The data behind every confident pay decision just got a lot stronger
The Payscale Peer network just crossed 10.2 million incumbents. These are real compensation records sourced directly from the Human Resource Information Systems (HRIS) of more than 4,500 participating organizations across 60 countries, securely processed by our expert data team.
That number matters. Not as a product milestone, but as a signal about what compensation teams now have access to.
Salary data has always lagged the market
I have spent 18 years building enterprise technology. One thing stays constant across every platform and industry: when people make decisions without data they trust, they either freeze or they guess. In compensation, both outcomes are costly for the organization and for the people whose pay depends on those decisions.
For most of its history, compensation data worked like a snapshot. Organizations filled out a survey once a year, submitted it to a vendor, waited months for results, then spent the next 12 months making pay decisions against a picture of the market that was already out of date.
Now, the gap between when the market moves and when your data catches up is where comp teams increasingly lose. Your offers get declined. Your retention conversations happen too late. Or leadership asks youa direct question about competitiveness, and the honest answer is: you do not actually know right now.
What 10.2 million incumbents represents
Rather than annual survey forms, Peer data flows directly from organizations' HRIS and is then structured, validated, and matched by a team of Payscale data experts. Systems and careful guardrails keep this data secure and appropriately aggregated and aged in line with industry best practices.
As the network grew, the data got stronger. Coverage improved for the roles hardest to benchmark. Comp professionals walked into leadership meetings with numbers they could more confidently stand behind.
Networks that earn trust compound it. At 10.2 million incumbents, that compounding is showing up in ways that change what comp professionals do every day.
What it means for comp teams using Peer today
Peer does not remove uncertainty. It changes the starting point.
Peer data is refreshed daily and draws from a large, aggregated base of incumbent records. Comp teams start with a better view of how employers are pricing work across roles and regions. They can better compare adjacent jobs and set ranges with stronger context.
Each decision still sits with the comp team. But the difference lies in the inputs and workflows built around better data to help inform the decision.

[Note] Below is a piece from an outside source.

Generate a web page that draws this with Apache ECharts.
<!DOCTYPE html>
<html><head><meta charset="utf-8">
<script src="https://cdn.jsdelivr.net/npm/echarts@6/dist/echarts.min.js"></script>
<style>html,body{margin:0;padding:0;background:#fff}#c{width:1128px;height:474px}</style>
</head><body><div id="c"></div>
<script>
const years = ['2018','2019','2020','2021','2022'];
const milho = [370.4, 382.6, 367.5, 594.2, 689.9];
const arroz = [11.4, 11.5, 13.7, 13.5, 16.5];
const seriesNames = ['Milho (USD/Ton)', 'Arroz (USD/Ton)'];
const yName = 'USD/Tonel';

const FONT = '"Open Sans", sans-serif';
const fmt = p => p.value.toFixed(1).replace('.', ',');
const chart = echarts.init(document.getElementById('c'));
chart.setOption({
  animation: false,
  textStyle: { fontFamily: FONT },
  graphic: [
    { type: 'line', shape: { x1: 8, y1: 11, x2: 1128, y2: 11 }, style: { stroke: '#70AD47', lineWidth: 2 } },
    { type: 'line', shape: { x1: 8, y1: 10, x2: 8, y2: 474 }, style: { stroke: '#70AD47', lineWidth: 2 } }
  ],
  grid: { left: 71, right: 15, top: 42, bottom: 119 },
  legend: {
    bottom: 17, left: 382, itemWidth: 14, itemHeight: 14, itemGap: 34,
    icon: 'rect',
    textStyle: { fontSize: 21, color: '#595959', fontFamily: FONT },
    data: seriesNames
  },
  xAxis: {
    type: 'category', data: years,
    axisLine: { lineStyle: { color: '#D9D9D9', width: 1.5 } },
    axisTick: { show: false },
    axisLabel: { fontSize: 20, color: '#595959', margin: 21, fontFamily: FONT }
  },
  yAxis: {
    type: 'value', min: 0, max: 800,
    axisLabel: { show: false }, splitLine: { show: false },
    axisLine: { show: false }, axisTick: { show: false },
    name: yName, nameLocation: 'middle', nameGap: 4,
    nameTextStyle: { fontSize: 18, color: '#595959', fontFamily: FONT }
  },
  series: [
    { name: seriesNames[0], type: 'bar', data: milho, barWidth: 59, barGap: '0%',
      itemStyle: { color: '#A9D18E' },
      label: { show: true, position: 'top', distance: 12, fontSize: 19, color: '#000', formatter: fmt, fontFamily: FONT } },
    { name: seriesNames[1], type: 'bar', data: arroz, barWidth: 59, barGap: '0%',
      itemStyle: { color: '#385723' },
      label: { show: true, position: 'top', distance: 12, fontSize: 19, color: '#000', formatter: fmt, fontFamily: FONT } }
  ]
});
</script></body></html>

From there, the comp team's work does not stop as they then apply differentials, align to job levels, and ensure consistency across decisions.
But Verse helps comp teams more efficiently perform that work.

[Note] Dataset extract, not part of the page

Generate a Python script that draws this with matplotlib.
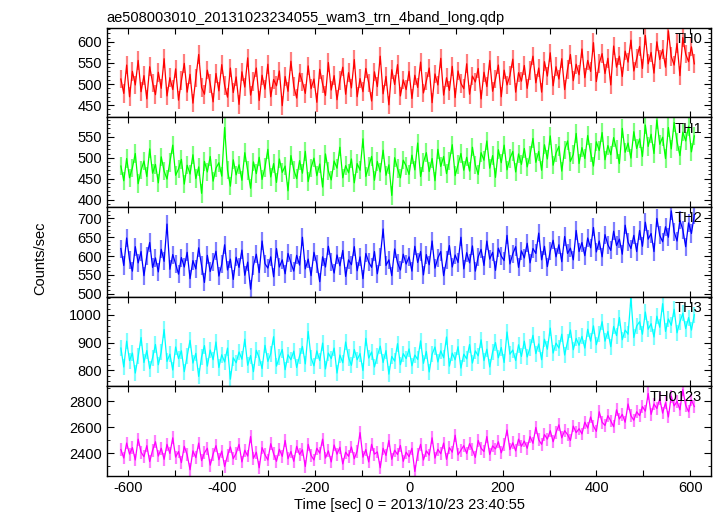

It applies geography and skill adjustments, aligns benchmarks to the organization’s leveling structure, and removes variation from manual calculations.
At scale, inconsistency creates risk, and pay decisions become hard to explain. Gaps can show up across teams and regions.
But when analysis is supported by data-informed, intelligent workflows, comp decisions scale more easily. More roles get priced with the same logic. Managers and finance partners work from the same baseline. Decisions move faster with fewer revisions.
Data confidence drives every step.
The Payscale Peer network is still growing
Surpassing 10.2 million incumbents in Peer is not the finish line. We are adding compensation elements like equity, long-term incentives, bonus pay, and allowances. Organizations relying on our data for director-level and above roles need those components to form a more complete picture of compensation.
Some vertical networks are newer, and international markets still do not yet have the depth we have built in the U.S. But we are building toward both.
Our north star is trust. This network has grown because the value is real, and because the organizations in it chose to participate in something larger than their own benchmarking problem.
To every organization in this network
The success of Peer comes from every organization and comp team that has connected an HRIS feed, submitted a data file, or matched a job. Each contribution makes the Peer network stronger for everyone.
Peer is data infrastructure that produces real confidence. Not scraped, not self-reported, not aggregated from sources that disagree with each other. Reported by HR professionals, validated at the source, and more regularly refreshed so that comp teams can make complex decisions supported by data they trust.
That is what we are building. At 10.2 million incumbents, we are just getting started.